**WRITTEN TASK:** Reproduce word for word the lines from the beginning of the entries to the line with "t = np.arange(0, 55)", both included, but none of the pictures.

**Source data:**
──────────
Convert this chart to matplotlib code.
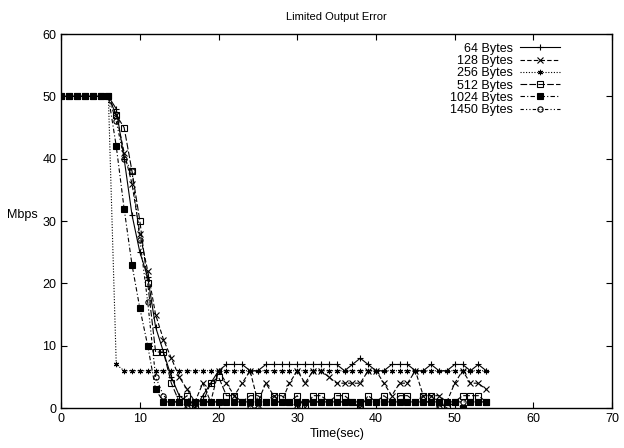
import matplotlib.pyplot as plt
import numpy as np

plt.rcParams['font.family'] = ['Liberation Sans', 'DejaVu Sans']

# time axis (seconds)
t = np.arange(0, 55)

# throughput values (Mbps)
head = [50] * 7
mbps_64 = head + [48, 40, 31, 25, 21, 13, 9, 5, 2, 1, 0, 2, 4, 6, 7, 7, 7, 6, 6, 7, 7, 7, 7, 7,
                  7, 7, 7, 7, 7, 6, 7, 8, 7, 6, 6, 7, 7, 7, 6, 6, 7, 6, 6, 7, 7, 6, 7, 6]
mbps_128 = head + [47, 41, 36, 28, 22, 15, 11, 8, 5, 3, 1, 4, 1, 6, 4, 2, 4, 6, 1, 4, 2, 1, 4, 6,
                   4, 6, 6, 5, 4, 4, 4, 4, 6, 6, 4, 2, 4, 4, 6, 2, 2, 2, 1, 4, 6, 4, 4, 3]
mbps_256 = head + [7, 6, 6, 6, 6, 6, 6, 6, 6, 6, 6, 6, 6, 6, 6, 6, 6, 6, 6, 6, 6, 6, 6, 6,
                   6, 6, 6, 6, 6, 6, 6, 6, 6, 6, 6, 6, 6, 6, 6, 6, 6, 6, 6, 6, 6, 6, 6, 6]
mbps_512 = head + [47, 45, 38, 30, 20, 9, 9, 4, 1, 2, 0, 1, 4, 5, 2, 2, 1, 2, 2, 1, 2, 2, 1, 2,
                   0, 2, 2, 1, 2, 2, 1, 0, 2, 1, 2, 1, 2, 2, 1, 2, 2, 1, 0, 1, 2, 2, 2, 1]
mbps_1024 = head + [42, 32, 23, 16, 10, 3, 1, 1, 1, 1, 1, 1, 1, 1, 1, 1, 1, 1, 1, 1, 1, 1, 1, 1,
                    1, 1, 1, 1, 1, 1, 1, 1, 1, 1, 1, 1, 1, 1, 1, 1, 1, 1, 1, 1, 0, 1, 1, 1]
mbps_1450 = head + [46, 40, 38, 27, 17, 5, 2, 1, 1, 0, 1, 1, 1, 1, 1, 1, 1, 0, 0, 1, 1, 1, 1, 0,
                    1, 1, 1, 1, 1, 1, 1, 0, 1, 1, 1, 1, 1, 1, 1, 1, 1, 0, 1, 1, 1, 1, 1, 1]

labels = ['64 Bytes', '128 Bytes', '256 Bytes', '512 Bytes', '1024 Bytes', '1450 Bytes']
series = [mbps_64, mbps_128, mbps_256, mbps_512, mbps_1024, mbps_1450]
styles = [
    ('-', '+', 'k'),
    ((0, (4, 2)), 'x', 'k'),
    ((0, (1, 1.5)), (6, 2, 0), 'k'),
    ((0, (6, 2)), 's', 'none'),
    ((0, (4, 2, 1, 2)), 's', 'k'),
    ((0, (3, 2, 1, 2, 1, 2)), 'o', 'none'),
]

fig = plt.figure(figsize=(6.24, 4.48), dpi=100)
ax = fig.add_axes([0.098, 0.089, 0.883, 0.835])

for y, lab, (ls, mk, fc) in zip(series, labels, styles):
    ax.plot(t, y, color='black', linestyle=ls, linewidth=0.8, marker=mk,
            markersize=3.8, markerfacecolor=fc, markeredgecolor='black',
            markeredgewidth=0.8, label=lab)

ax.set_xlim(0, 70)
ax.set_ylim(0, 60)
ax.set_xticks(range(0, 71, 10))
ax.set_yticks(range(0, 61, 10))
ax.tick_params(direction='in', top=True, right=True, length=4, labelsize=9)
for s in ax.spines.values():
    s.set_linewidth(1.0)

ax.set_title('Limited Output Error', fontsize=8, pad=10)
ax.set_xlabel('Time(sec)', fontsize=9, labelpad=2)
ax.set_ylabel('Mbps', fontsize=9, rotation=0, labelpad=14)

ax.legend(loc='upper right', frameon=False, markerfirst=False, fontsize=9,
          handlelength=3.2, handletextpad=0.6, labelspacing=0.02,
          bbox_to_anchor=(0.915, 0.99), borderaxespad=0)

fig.savefig('out.png', dpi=100)
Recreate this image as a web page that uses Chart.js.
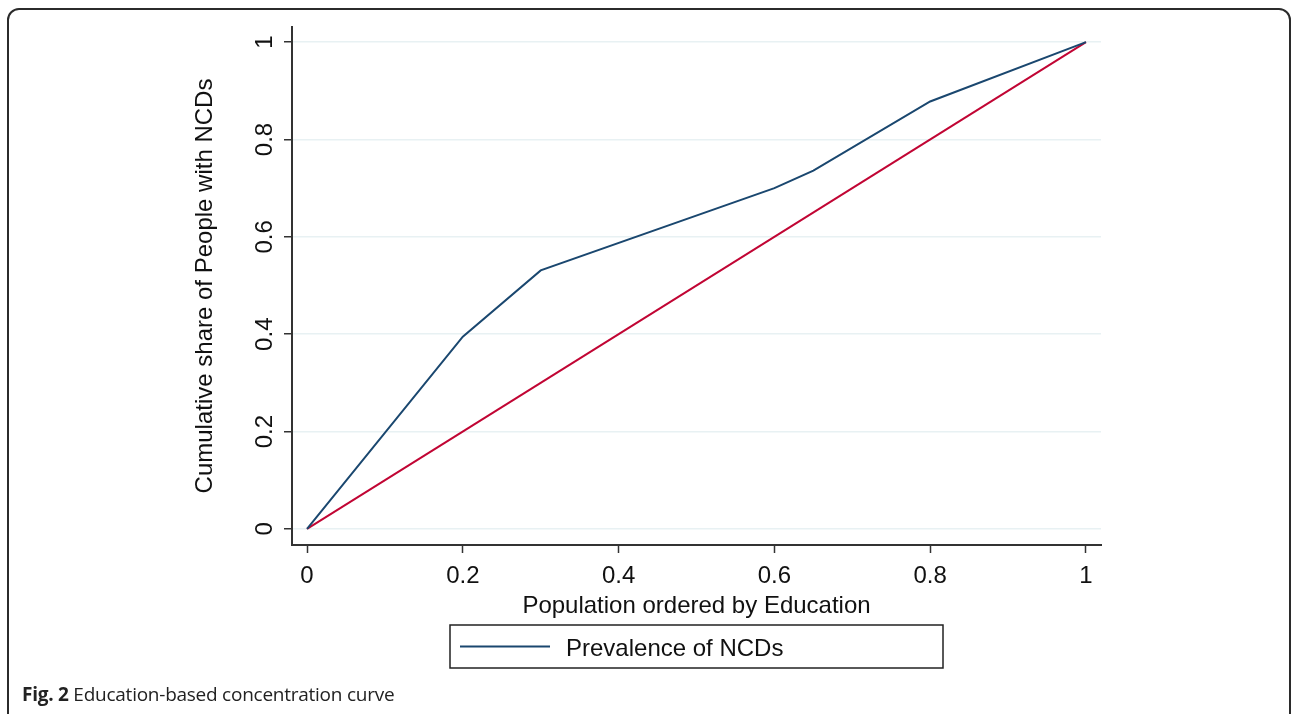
<!DOCTYPE html>
<html lang="en">
<head>
    <meta charset="UTF-8">
    <title>Education-based concentration curve</title>
    <style>
        html, body {
            margin: 0;
            padding: 0;
            background: #fff;
        }

        .page {
            position: relative;
            width: 1292px;
            height: 714px;
            overflow: hidden;
        }

        .frame {
            position: absolute;
            left: 7px;
            top: 8px;
            width: 1280px;
            height: 720px;
            border: 2px solid #2b2b2b;
            border-radius: 12px;
        }

        canvas {
            position: absolute;
            left: 0;
            top: 0;
        }

        .caption {
            position: absolute;
            left: 22px;
            top: 681px;
            font-family: "Open Sans", sans-serif;
            font-size: 19px;
            color: #222;
            letter-spacing: -0.25px;
        }

        .caption b {
            font-weight: 700;
        }
    </style>
    <script src="https://cdn.jsdelivr.net/npm/chart.js"></script>
</head>
<body>
<div class="page">
    <div class="frame"></div>
    <canvas id="curveChart" width="1292" height="714"></canvas>
    <div class="caption"><b>Fig. 2</b> Education-based concentration curve</div>
</div>

<script>
    // concentration curve
    var popShare = [0, 0.2, 0.3, 0.6, 0.65, 0.8, 1];
    var ncdShare = [0, 0.395, 0.531, 0.700, 0.736, 0.878, 1];

    // line of equality
    var equalX = [0, 1];
    var equalY = [0, 1];

    var tickValues = [0, 0.2, 0.4, 0.6, 0.8, 1];

    var axisColor = '#333333';
    var gridColor = '#e8f1f3';
    var navy = '#1a476f';
    var red = '#c10534';
    var font = '"Liberation Sans", Arial, sans-serif';

    function toPoints(xs, ys) {
        return xs.map(function (x, i) { return { x: x, y: ys[i] }; });
    }

    function fixTicks(scale) {
        scale.ticks = tickValues.map(function (v) { return { value: v }; });
    }

    function tickLabel(v) {
        return String(+Number(v).toFixed(1));
    }

    // legend drawn as a boxed key under the x title, Stata style
    var boxedLegend = {
        id: 'boxedLegend',
        afterDraw: function (chart) {
            var ctx = chart.ctx;
            var area = chart.chartArea;
            var ds = chart.data.datasets[0];
            var cx = (area.left + area.right) / 2;
            var w = 493, h = 43;
            var left = cx - w / 2;
            var top = chart.scales.x.bottom + 1;
            ctx.save();
            ctx.strokeStyle = '#222';
            ctx.lineWidth = 1.5;
            ctx.strokeRect(left, top, w, h);
            ctx.strokeStyle = ds.borderColor;
            ctx.lineWidth = 2;
            ctx.beginPath();
            ctx.moveTo(left + 10, top + h / 2);
            ctx.lineTo(left + 100, top + h / 2);
            ctx.stroke();
            ctx.fillStyle = '#111';
            ctx.font = '24px ' + font;
            ctx.textBaseline = 'middle';
            ctx.fillText(ds.label, left + 116, top + h / 2 + 3);
            ctx.restore();
        }
    };

    var ctx = document.getElementById('curveChart').getContext('2d');
    var chart = new Chart(ctx, {
        type: 'line',
        data: {
            datasets: [{
                label: 'Prevalence of NCDs',
                data: toPoints(popShare, ncdShare),
                borderColor: navy,
                borderWidth: 2,
                pointRadius: 0,
                fill: false,
                tension: 0
            }, {
                label: 'Equality',
                data: toPoints(equalX, equalY),
                borderColor: red,
                borderWidth: 2,
                pointRadius: 0,
                fill: false,
                tension: 0
            }]
        },
        options: {
            responsive: false,
            animation: false,
            devicePixelRatio: 1,
            layout: {
                padding: { left: 180, right: 191, top: 27, bottom: 90 }
            },
            plugins: {
                legend: { display: false },
                tooltip: { enabled: false }
            },
            scales: {
                x: {
                    type: 'linear',
                    min: -0.0193,
                    max: 1.0193,
                    afterBuildTicks: fixTicks,
                    afterFit: function (scale) { scale.height = 79; },
                    border: { display: true, color: axisColor, width: 2 },
                    grid: {
                        drawOnChartArea: false,
                        drawTicks: true,
                        tickLength: 8,
                        tickColor: axisColor,
                        tickWidth: 1.5
                    },
                    ticks: {
                        autoSkip: false,
                        maxRotation: 0,
                        padding: 9,
                        color: '#111',
                        font: { family: font, size: 24 },
                        callback: tickLabel
                    },
                    title: {
                        display: true,
                        text: 'Population ordered by Education',
                        color: '#111',
                        font: { family: font, size: 24 },
                        padding: { top: 0, bottom: 3 }
                    }
                },
                y: {
                    type: 'linear',
                    min: -0.033,
                    max: 1.031,
                    afterBuildTicks: fixTicks,
                    afterFit: function (scale) { scale.width = 112; },
                    border: { display: true, color: axisColor, width: 2 },
                    grid: {
                        color: gridColor,
                        lineWidth: 1.5,
                        drawTicks: true,
                        tickLength: 8,
                        tickColor: axisColor,
                        tickWidth: 1.5
                    },
                    ticks: {
                        autoSkip: false,
                        minRotation: 90,
                        maxRotation: 90,
                        crossAlign: 'center',
                        padding: 2,
                        color: '#111',
                        font: { family: font, size: 24 },
                        callback: tickLabel
                    },
                    title: {
                        display: true,
                        text: 'Cumulative share of People with NCDs',
                        color: '#111',
                        font: { family: font, size: 24 },
                        padding: { top: 11, bottom: 0 }
                    }
                }
            }
        },
        plugins: [boxedLegend]
    });
</script>
</body>
</html>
──────────
**SOLUTION FOR THIS EXERCISE:**
Convert this chart to matplotlib code.
import matplotlib.pyplot as plt
import numpy as np

plt.rcParams['font.family'] = ['Liberation Sans', 'DejaVu Sans']

# time axis (seconds)
t = np.arange(0, 55)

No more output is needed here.